2006-11-19

Back in Kiel

I was back in Kiel this past weekend for a reunion - it is 30 years since I started studying in Kiel. More on that in the next blog article. I took the train from Berlin - it is really silly to take the car when travelling alone, it is just an hour and a half from Berlin to Hamburg with the high-speed train, an hour Hamburg to Kiel. In that time I can only travel half the distance in my car.

I stood at the window as the train was pulling into the station. I have been in Kiel a few times in the past years, but usually just passing through by car. As the train slows, pulling into the station, I survey the landscape - many old buildungs have been torn down, remodeled, replaced by new ones. The bridge at the Horn (the tip of the Kiel Fjord) seems to be pulled back (it has been!) and there is a smart building, direct on the water.

The youth hostel where I worked when I first came to Kiel is still there, a little castle built in the 50s high on the hill in Gaarden. Many of the Werft buildings are gone, the crane has disappeared, in their place are other things now.

The train station itself has changed completely - the old roof construction has been replaced by concrete waves - it looks very cold. There is a movie theater complex right in the train station, and the usual chains offering expensive food for the journey.

The bus, of course, left at 11.20 and I got in at 11.21. I am so spoiled in Berlin with our great bus service. Since I only had an hour and a half to get out to Suchsdorf, where friends I would be spending the night with live, and then to the university, I took a cab. Turned out it wasn't so far - Kiel is so small, it seemed so much larger to me when I lived there. I guess that was because I took my bike.

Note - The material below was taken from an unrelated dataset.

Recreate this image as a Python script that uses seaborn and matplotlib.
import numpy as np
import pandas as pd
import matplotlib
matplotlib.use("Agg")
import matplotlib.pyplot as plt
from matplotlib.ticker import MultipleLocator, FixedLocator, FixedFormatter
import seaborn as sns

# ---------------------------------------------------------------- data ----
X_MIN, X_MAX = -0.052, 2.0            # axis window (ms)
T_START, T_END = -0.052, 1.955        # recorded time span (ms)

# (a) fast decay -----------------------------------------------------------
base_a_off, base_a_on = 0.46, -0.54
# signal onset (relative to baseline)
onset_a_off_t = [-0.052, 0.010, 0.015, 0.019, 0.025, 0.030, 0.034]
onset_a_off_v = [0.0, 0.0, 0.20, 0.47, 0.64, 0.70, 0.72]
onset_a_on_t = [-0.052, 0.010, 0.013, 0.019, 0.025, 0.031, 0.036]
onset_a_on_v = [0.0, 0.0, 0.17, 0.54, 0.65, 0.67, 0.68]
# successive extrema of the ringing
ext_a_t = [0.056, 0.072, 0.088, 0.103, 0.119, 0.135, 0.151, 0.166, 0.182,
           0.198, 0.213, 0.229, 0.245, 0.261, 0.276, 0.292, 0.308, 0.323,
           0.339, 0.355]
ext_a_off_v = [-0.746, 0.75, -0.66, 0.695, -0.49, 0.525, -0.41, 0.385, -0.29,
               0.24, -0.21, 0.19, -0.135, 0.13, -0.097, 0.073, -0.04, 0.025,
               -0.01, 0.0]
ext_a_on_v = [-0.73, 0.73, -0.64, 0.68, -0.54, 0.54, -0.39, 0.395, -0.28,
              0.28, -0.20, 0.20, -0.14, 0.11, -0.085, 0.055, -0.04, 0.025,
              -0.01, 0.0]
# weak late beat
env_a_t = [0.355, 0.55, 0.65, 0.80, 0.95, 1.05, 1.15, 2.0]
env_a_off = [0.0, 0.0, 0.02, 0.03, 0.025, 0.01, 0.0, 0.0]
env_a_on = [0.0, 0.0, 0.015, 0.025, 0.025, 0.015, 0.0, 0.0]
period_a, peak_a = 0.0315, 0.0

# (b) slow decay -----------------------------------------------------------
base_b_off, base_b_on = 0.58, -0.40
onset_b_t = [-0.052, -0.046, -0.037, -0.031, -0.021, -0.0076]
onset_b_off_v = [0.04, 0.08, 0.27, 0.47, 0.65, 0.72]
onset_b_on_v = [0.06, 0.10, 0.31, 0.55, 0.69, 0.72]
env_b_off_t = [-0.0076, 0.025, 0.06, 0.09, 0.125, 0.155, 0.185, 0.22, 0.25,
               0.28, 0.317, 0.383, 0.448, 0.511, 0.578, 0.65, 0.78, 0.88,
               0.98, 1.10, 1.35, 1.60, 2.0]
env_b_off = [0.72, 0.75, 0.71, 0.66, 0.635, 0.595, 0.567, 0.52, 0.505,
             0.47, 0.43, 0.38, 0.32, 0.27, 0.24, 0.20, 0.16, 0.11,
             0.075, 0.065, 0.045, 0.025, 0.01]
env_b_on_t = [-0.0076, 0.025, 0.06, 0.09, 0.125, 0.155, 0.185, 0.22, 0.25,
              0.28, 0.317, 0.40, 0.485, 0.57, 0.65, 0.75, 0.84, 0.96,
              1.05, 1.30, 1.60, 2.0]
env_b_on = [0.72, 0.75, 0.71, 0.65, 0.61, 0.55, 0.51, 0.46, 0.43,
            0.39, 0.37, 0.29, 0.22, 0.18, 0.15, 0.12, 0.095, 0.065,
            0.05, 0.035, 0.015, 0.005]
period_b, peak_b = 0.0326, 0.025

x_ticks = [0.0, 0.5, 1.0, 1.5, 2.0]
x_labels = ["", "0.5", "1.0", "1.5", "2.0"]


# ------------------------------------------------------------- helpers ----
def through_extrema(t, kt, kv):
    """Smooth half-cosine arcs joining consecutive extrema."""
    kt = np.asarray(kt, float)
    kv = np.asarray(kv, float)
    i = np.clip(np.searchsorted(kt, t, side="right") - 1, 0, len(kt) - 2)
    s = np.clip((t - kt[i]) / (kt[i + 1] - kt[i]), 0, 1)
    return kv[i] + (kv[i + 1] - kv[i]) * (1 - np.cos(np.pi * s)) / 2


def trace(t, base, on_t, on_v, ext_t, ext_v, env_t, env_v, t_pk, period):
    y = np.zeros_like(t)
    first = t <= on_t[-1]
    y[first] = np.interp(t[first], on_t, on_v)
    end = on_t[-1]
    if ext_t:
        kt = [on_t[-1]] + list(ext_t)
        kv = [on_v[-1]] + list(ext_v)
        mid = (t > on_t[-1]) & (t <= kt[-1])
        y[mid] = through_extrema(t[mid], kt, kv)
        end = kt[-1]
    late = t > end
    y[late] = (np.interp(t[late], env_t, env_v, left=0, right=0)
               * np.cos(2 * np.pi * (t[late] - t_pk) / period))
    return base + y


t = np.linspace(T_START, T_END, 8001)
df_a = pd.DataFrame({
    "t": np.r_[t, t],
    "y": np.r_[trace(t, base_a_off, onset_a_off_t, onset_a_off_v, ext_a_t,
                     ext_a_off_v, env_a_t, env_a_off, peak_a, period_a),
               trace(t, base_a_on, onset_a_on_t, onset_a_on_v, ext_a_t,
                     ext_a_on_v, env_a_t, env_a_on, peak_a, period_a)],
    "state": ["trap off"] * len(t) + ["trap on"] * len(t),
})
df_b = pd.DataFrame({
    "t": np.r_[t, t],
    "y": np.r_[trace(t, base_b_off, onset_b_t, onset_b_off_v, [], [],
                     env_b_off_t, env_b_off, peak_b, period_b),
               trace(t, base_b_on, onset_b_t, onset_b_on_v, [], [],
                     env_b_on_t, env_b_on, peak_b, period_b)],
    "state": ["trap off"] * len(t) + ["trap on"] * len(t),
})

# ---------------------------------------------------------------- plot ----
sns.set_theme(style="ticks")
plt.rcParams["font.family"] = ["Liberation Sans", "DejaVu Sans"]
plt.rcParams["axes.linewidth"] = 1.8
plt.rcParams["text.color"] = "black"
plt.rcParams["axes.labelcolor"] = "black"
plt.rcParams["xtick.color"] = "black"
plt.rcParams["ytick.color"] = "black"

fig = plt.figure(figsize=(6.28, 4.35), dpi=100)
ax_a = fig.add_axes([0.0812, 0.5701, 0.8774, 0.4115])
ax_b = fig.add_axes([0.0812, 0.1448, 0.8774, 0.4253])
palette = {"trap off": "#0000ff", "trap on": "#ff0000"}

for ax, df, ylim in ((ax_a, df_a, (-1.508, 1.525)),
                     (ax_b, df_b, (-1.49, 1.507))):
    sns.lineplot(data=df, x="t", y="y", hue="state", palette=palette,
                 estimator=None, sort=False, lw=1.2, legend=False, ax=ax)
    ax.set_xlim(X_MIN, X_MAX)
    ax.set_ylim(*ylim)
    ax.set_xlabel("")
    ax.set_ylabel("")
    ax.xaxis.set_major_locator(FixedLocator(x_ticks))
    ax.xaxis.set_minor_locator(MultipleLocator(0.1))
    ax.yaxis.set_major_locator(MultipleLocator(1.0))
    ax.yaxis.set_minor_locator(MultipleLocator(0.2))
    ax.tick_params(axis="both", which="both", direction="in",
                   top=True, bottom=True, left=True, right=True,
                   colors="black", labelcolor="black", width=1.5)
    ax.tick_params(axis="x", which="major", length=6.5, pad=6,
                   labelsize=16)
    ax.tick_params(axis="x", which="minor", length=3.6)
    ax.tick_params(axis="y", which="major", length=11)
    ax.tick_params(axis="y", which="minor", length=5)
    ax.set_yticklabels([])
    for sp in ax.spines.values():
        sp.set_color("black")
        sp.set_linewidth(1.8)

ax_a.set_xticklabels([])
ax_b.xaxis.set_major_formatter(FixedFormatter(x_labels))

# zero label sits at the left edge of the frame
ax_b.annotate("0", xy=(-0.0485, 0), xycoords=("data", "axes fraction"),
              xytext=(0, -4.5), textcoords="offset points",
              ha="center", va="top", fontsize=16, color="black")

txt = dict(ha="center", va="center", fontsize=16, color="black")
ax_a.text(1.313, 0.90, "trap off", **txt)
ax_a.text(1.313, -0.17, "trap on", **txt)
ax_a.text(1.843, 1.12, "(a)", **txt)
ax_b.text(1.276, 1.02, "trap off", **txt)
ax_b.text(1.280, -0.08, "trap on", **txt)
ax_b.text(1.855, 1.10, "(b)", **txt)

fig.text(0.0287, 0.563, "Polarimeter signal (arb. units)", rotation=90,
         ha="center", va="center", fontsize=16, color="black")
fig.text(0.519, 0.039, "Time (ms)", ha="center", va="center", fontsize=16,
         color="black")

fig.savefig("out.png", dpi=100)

As we drive out of the station I am flooded by memories of a bygone Kiel that overlay the current reality. I see the Sophienhof squat that turned into a shopping mall while I was still working in Kiel. Many places have been remodelled, replaced, the companies renamed. But every now and then there is a little warp in the fabric of the current Kiel, and there are names and shops that are still there. The florist. The shop selling the little wooden figurines from the Erzgebirge. The natural foods store.

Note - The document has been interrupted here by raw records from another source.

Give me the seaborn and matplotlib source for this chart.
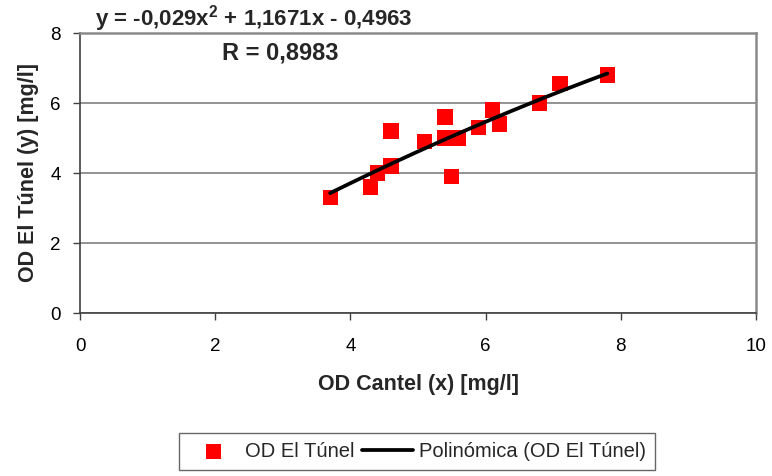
import numpy as np
import pandas as pd
import matplotlib
matplotlib.use("Agg")
import matplotlib.pyplot as plt
import seaborn as sns

# Data
od_cantel = [3.7, 4.3, 4.4, 4.6, 4.6, 5.1, 5.4, 5.4, 5.6, 5.5, 5.9, 6.1, 6.2, 6.8, 7.1, 7.8]
od_tunel = [3.3, 3.6, 4.0, 4.2, 5.2, 4.9, 5.6, 5.0, 5.0, 3.9, 5.3, 5.8, 5.4, 6.0, 6.55, 6.8]

# Polynomial trendline coefficients (as shown on the chart)
poly_coeffs = [-0.029, 1.1671, -0.4963]
eq_label = r"y = -0,029x$^{\mathbf{2}}$ + 1,1671x - 0,4963"
r_label = "R = 0,8983"

x_ticks = [0, 2, 4, 6, 8, 10]
y_ticks = [0, 2, 4, 6, 8]

sns.set_theme(style="white")
plt.rcParams["font.family"] = ["Liberation Sans", "DejaVu Sans"]
plt.rcParams["mathtext.fontset"] = "custom"
plt.rcParams["mathtext.rm"] = "Liberation Sans"
plt.rcParams["mathtext.bf"] = "Liberation Sans:bold"

fig = plt.figure(figsize=(7.72, 4.76), dpi=100)
ax = fig.add_axes([80 / 772, 1 - 313 / 476, (756 - 80) / 772, (313 - 33) / 476])

df = pd.DataFrame({"x": od_cantel, "y": od_tunel})
xs = np.linspace(min(od_cantel), max(od_cantel), 60)
trend = pd.DataFrame({"x": xs, "y": np.polyval(poly_coeffs, xs)})

sns.scatterplot(data=df, x="x", y="y", ax=ax, marker="s", s=120, color="#ff0000",
                edgecolor="none", linewidth=0, label="OD El Túnel", zorder=3)
sns.lineplot(data=trend, x="x", y="y", ax=ax, color="black", linewidth=2.7,
             label="Polinómica (OD El Túnel)", zorder=4)

ax.set_xlim(0, 10)
ax.set_ylim(0, 8)
ax.set_xticks(x_ticks)
ax.set_yticks(y_ticks)
ax.tick_params(axis="both", labelsize=13.5, length=5, width=1, direction="out",
               color="#404040", bottom=True, left=True)
ax.tick_params(axis="x", pad=13)
ax.tick_params(axis="y", pad=9)
for t in ax.get_xticklabels() + ax.get_yticklabels():
    t.set_color("black")

ax.yaxis.grid(True, color="#808080", linewidth=1.2)
ax.xaxis.grid(False)
ax.set_axisbelow(True)
for side in ["top", "right"]:
    ax.spines[side].set_color("#8a8a8a")
    ax.spines[side].set_linewidth(1.8)
for side in ["left", "bottom"]:
    ax.spines[side].set_color("#404040")
    ax.spines[side].set_linewidth(1.2)

ax.set_xlabel("OD Cantel (x) [mg/l]", fontsize=15.5, fontweight="bold", labelpad=14)
ax.set_ylabel("OD El Túnel (y) [mg/l]", fontsize=15.5, fontweight="bold", labelpad=8)

fig.text(95 / 772, 1 - 19 / 476, eq_label, fontsize=16, fontweight="bold",
         ha="left", va="center")
fig.text(280 / 772, 1 - 53 / 476, r_label, fontsize=17, fontweight="bold",
         ha="center", va="center")

ax.get_legend().remove()
handles, labels = ax.get_legend_handles_labels()
leg = fig.legend(handles, labels, loc="upper center", bbox_to_anchor=(417 / 772, 1 - 433 / 476),
                 ncol=2, frameon=True, fancybox=False, edgecolor="#404040",
                 fontsize=14.5, handlelength=2.5, columnspacing=0.4, handletextpad=0.3,
                 borderpad=0.45, borderaxespad=0)
leg.get_frame().set_linewidth(1)

fig.savefig("out.png", dpi=100)
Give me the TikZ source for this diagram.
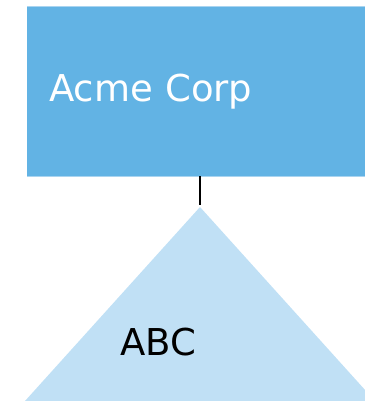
\documentclass[tikz,border=0pt]{standalone}
\usepackage{fontspec}
\setmainfont{DejaVu Sans}
\definecolor{corpblue}{HTML}{62B3E4}
\definecolor{corpedge}{HTML}{A9D4F0}
\definecolor{unitblue}{HTML}{C0E0F5}
\begin{document}
\begin{tikzpicture}[x=1pt,y=1pt,
  orgbox/.style={fill=corpblue, minimum height=169pt,
    text width=320pt, align=left, inner xsep=22pt, text=white, font=\fontsize{37}{40}\selectfont},
  boxedge/.style={draw=corpedge, line width=1pt},
  link/.style={draw=black, line width=1.8pt},
  unitlabel/.style={text=black, font=\fontsize{37}{40}\selectfont}]
\useasboundingbox (0,0) rectangle (364,-401);
% parent organisation box, running off the right edge
\node[orgbox, anchor=north west] (corp) at (27,-7) {Acme Corp};
\draw[boxedge] (corp.north west) -- (corp.north east);
\draw[boxedge] (corp.south west) -- (corp.south east);
% child unit triangle
\coordinate (apex) at (200,-207);
\coordinate (linkend) at (200,-205);
\fill[unitblue] (apex) -- (375,-401) -- (25,-401) -- cycle;
\node[unitlabel] (abc) at (158,-342) {ABC};
\draw[link] (corp.south -| linkend) -- (linkend);
\end{tikzpicture}
\end{document}
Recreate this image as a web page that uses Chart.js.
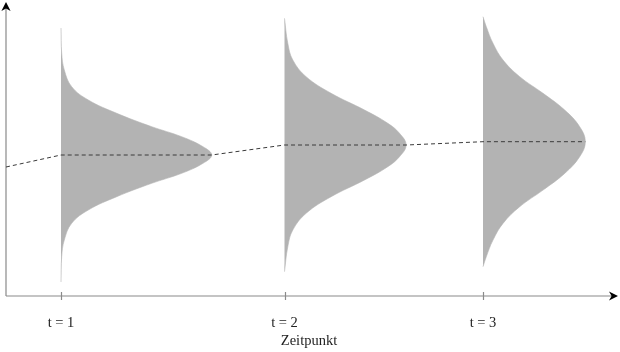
<!DOCTYPE html>
<html lang="de">
<head>
<meta charset="utf-8">
<title>Zeitpunkt</title>
<script src="https://cdn.jsdelivr.net/npm/chart.js@4"></script>
<style>
  html, body { margin: 0; padding: 0; background: #fff; }
  #rahmen { width: 620px; height: 352px; }
</style>
</head>
<body>
<div id="rahmen"><canvas id="grafik"></canvas></div>
<script>
// ============================================================
// DATEN - Verteilungen zu drei Zeitpunkten
// ============================================================

const zeitpunkte = [5.5, 27.85, 47.7];
const zeitLabels = ["t = 1", "t = 2", "t = 3"];
const mittelwerte = [14.1, 15.1, 15.43];
const startwert = 12.9;

// Profil jeder Verteilung: Abstand vom Mittelwert und Dichte (Breite)
const abstand1 = [0, 0.83, 1.83, 2.83, 4.17, 5.5, 6.83, 8.5, 10.17, 12.7];
const dichte1 = [15.07, 14.2, 12.07, 9.07, 5.57, 2.73, 1.07, 0.33, 0.07, 0];

const abstand2 = [0, 1.17, 2.17, 3.5, 5.17, 6.83, 8.5, 10.17, 12.67];
const dichte2 = [12.16, 11.5, 10.33, 8.0, 4.66, 2.16, 0.83, 0.33, 0];

const abstand3 = [0, 1.5, 3.17, 4.84, 6.5, 8.17, 9.84, 11.5, 12.5];
const dichte3 = [10.23, 9.67, 8.17, 6.0, 3.67, 2.0, 1.0, 0.33, 0];

const abstaende = [abstand1, abstand2, abstand3];
const dichten = [dichte1, dichte2, dichte3];

const SCHRIFT = { family: "'Liberation Serif', 'DejaVu Serif', serif", size: 14.5 };
const GRAU_FLAECHE = "#b3b3b3";
const GRAU_ACHSE = "#8a8a8a";

/**
 * Baut die Kontur einer Verteilung: von oben (Ende des Schwanzes)
 * über den Gipfel bis unten, die Grundlinie liegt beim Zeitpunkt.
 */
function kontur(i) {
  const t = zeitpunkte[i];
  const m = mittelwerte[i];
  const d = abstaende[i];
  const w = dichten[i];
  const punkte = [];
  for (let k = d.length - 1; k >= 0; k--) {
    punkte.push({ x: t + w[k], y: m + d[k] });
  }
  for (let k = 1; k < d.length; k++) {
    punkte.push({ x: t + w[k], y: m - d[k] });
  }
  return punkte;
}

function mittelwertLinie() {
  const punkte = [{ x: 0, y: startwert }];
  zeitpunkte.forEach(function (t, i) {
    punkte.push({ x: t, y: mittelwerte[i] });
    punkte.push({ x: t + dichten[i][0], y: mittelwerte[i] });
  });
  return punkte;
}

function pfeil(ctx, x, y, richtung) {
  // richtung: "oben" oder "rechts"
  ctx.save();
  ctx.translate(x, y);
  if (richtung === "rechts") ctx.rotate(Math.PI / 2);
  ctx.beginPath();
  ctx.moveTo(0, 0);
  ctx.lineTo(4.6, 9);
  ctx.lineTo(0, 6.4);
  ctx.lineTo(-4.6, 9);
  ctx.closePath();
  ctx.fillStyle = "#000";
  ctx.fill();
  ctx.restore();
}

const achsenPlugin = {
  id: "achsen",
  beforeDatasetsDraw: function (chart) {
    const ctx = chart.ctx;
    const bereich = chart.chartArea;
    const x0 = bereich.left;
    const y0 = bereich.bottom;
    ctx.save();
    ctx.strokeStyle = GRAU_ACHSE;
    ctx.lineWidth = 1.2;
    ctx.beginPath();
    ctx.moveTo(x0, y0);
    ctx.lineTo(x0, bereich.top + 2);
    ctx.moveTo(x0, y0);
    ctx.lineTo(bereich.right + 1, y0);
    zeitpunkte.forEach(function (t) {
      const px = Math.round(chart.scales.x.getPixelForValue(t)) + 0.5;
      ctx.moveTo(px, y0 - 4);
      ctx.lineTo(px, y0 + 4);
    });
    ctx.stroke();
    ctx.restore();
    pfeil(ctx, x0, bereich.top - 3, "oben");
    pfeil(ctx, bereich.right + 6, y0, "rechts");
  }
};

const datensaetze = [{
  data: mittelwertLinie(),
  showLine: true,
  borderColor: "#3a3a3a",
  borderWidth: 1,
  borderDash: [4, 3],
  pointRadius: 0,
  tension: 0,
  fill: false,
  order: 0
}];

zeitpunkte.forEach(function (t, i) {
  datensaetze.push({
    data: kontur(i),
    showLine: true,
    borderColor: GRAU_FLAECHE,
    borderWidth: 0.6,
    backgroundColor: GRAU_FLAECHE,
    pointRadius: 0,
    tension: 0.4,
    fill: "shape",
    order: 1
  });
});

new Chart(document.getElementById("grafik"), {
  type: "scatter",
  data: { datasets: datensaetze },
  plugins: [achsenPlugin],
  options: {
    animation: false,
    responsive: true,
    maintainAspectRatio: false,
    layout: { padding: { left: 6, right: 8, top: 5, bottom: 2.3 } },
    plugins: {
      legend: { display: false },
      tooltip: { enabled: false }
    },
    scales: {
      x: {
        type: "linear",
        min: 0,
        max: 60.6,
        grid: { display: false, drawTicks: false },
        border: { display: false },
        afterBuildTicks: function (scale) {
          scale.ticks = zeitpunkte.map(function (t) { return { value: t }; });
        },
        ticks: {
          font: SCHRIFT,
          color: "#222",
          padding: 18.8,
          autoSkip: false,
          maxRotation: 0,
          callback: function (wert, index) { return zeitLabels[index]; }
        },
        title: {
          display: true,
          text: "Zeitpunkt",
          font: SCHRIFT,
          color: "#222",
          // Chart.js zählt den Tick-Abstand unter den Labels doppelt
          padding: { top: -18.7, bottom: 0 }
        }
      },
      y: {
        display: false,
        min: 0,
        max: 29.1
      }
    }
  }
});
</script>
</body>
</html>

We head up towards Exer, I see the offices I worked in, so close to each other really, so far apart in time. The Ostseehalle, home of the handball club THW Kiel seems much larger than I remembered (as I hear in the evening, they added 3000 seats, which were immediately sold out as season tickets).

There is still the farmer's market on the Exer. Up around the hill, just before Schrevenpark is the tobacconist's where I bought my first pipe. I liked the whiskey-flavored Borkum Riff tobacco best, followed by cherry.

In no time we are crossing the Westring. Gas stations have sprung up here, hardware stores. The street we lived on looks the same, although they put an autobahn through cross-wise. Passing over the autobahn I see the balcony of our old apartment. Those were amazing times, when we lived here. We were young, studied hard, had fun parties, worked hard, trying to change the world. I wonder - did we really change anything?

Past the Nordmark sporting fields, through Kronshagen and we are in Suchsdorf in no time.

Now the taxi driver turns to me and says: where is it you want to go? Now, I had looked at it on the map, but I was not planning on driving there. It is the first street off to the right after the last stop of the bus. I tell the driver that he is the taxi driver. He replies that this is no longer Kiel (we are now 5 kilometers out, Berlin taxi drivers have to know a LOT more streets!!). I say that it is off to the left, but ask him to consult a map. He refuses and just drives around, looking for this street name. I get angrier and angrier - I really don't have time, and this is costing me money, driving around looking for it. Why can't he check a map? Well, he doesn't have one.

I whip out my GPS map system in my PDA, but unfortunately he does not have 0000 as the code for his Bluetooth. I put it away angrily, he is fussing with his navigator. "Do you know how to work this?" he asks. Apparently, it is only pre-set for Kiel. I take it, punch in S and get Suchsdorf, punch in the street and the number, and get a map. Duh.

At least he doesn't charge me the full value on the meter, so I am somewhat placated.

We are in a newly constructed area, postage stamp size parcels of land with little houses on them, all new, with little shrubbery around. Standing in the dining room and turning around in place I can see windows in 11 different houses. While sitting in the living room and looking out the window I look directly into the kitchen of a neighbor, watch the neighbor have a drink of water while her husband rakes leaves from the tiny yard. It would drive me crazy to live here, but they like it, lots of families with kids, there are kindergartens and just outside of the houses there are ponies and cows and birds and a little river.

There's a regional train that goes into Kiel, 2 Euros for 8 minutes once an hour. I am the only one getting on this drizzly Sunday morning. By the time my train to Hamburg leaves it is really raining from the leaden, grey skies. Typical fall weather in Kiel.

Would I want to live in Kiel agian? I think not. Either a big town, like Berlin, or properly in the country with no neighbors.

1 comment:

Anonymous said...

ich hab heulen können über die beschreibung des alten kiel. doch, ich würde dort leben wollen.